Теперь такой баланс можно строить при наличии информации и разрешающих компьютерных способностях техники где-то на уровне 1000 позиций. Это большая матрица. Раньше это можно было делать на уровне 100 на 100 позиций. Я уже говорил, что достаточно загадочно, что оптовые цены и цены производителей растут, а цены потребителей остаются на месте либо их приращение – на фоне громадного приращения цен производителей – незначительно. Это противоречие. И оно означает, что инфляция искусственно занижается.
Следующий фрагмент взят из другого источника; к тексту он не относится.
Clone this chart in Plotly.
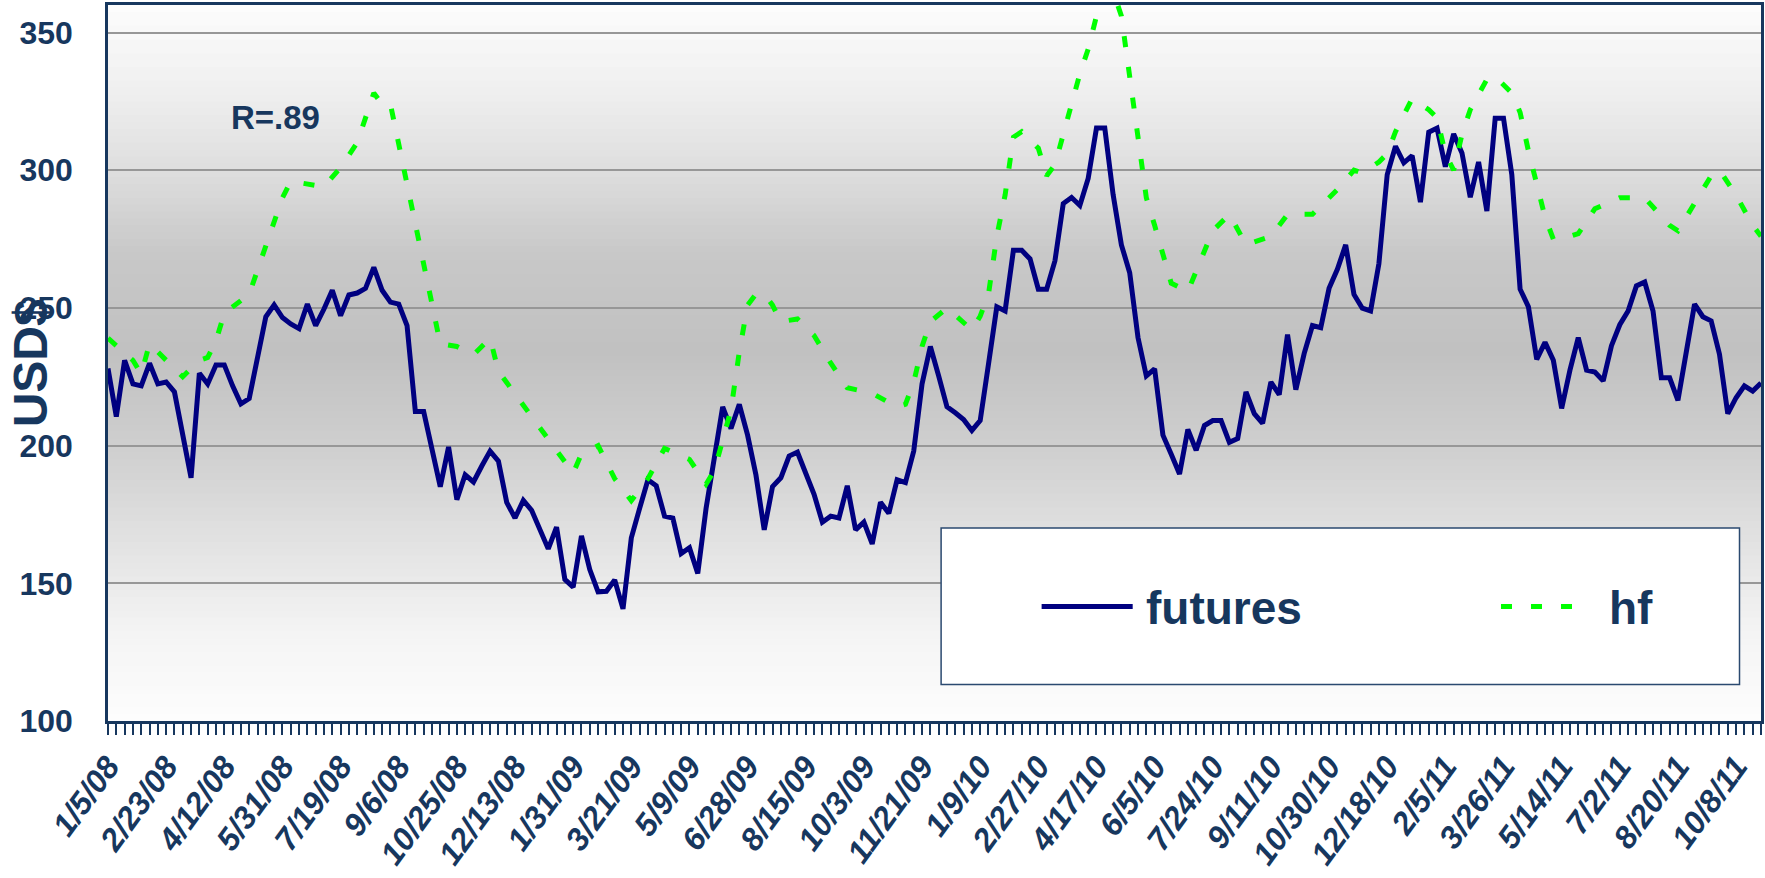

Ранее мы говорили о России, но на Западе все те же беды, что и в России. Они там в полной мере господствовали, господствуют и будут господствовать. Потому что инфляция используется и в нашей стране, и на Западе скорее как спекулятивный измеритель, а не истинный регулятор. А на Западе тем более, так же, впрочем, как и фондовые индексы и курс валюты. Следовательно, инфляция в этом смысле выполняет некую функцию социального и даже политического заказа.
Словом, инфляция искажается по одним и тем же соображениям, мотивам и ограничениям практически везде. Исправлять трудно, но можно. В техническом плане для этого, как я говорил, надо строить межотраслевые балансы миграции или эволюции цен, которые дают возможность видеть, где, по каким позициям и в каких размерах происходят эти искажения. В организационном плане для преодоления подобных искажений требуется крепкая политическая воля, которой практически нет ни в одной современной стране мира. То есть должна быть организована системная работа по регулированию инфляции. А раз ее нет – на место цепочки системных связей ставятся домыслы или пустота, что порождает искажения, за которые в конечном итоге расплачивается народ, но не виновные лица.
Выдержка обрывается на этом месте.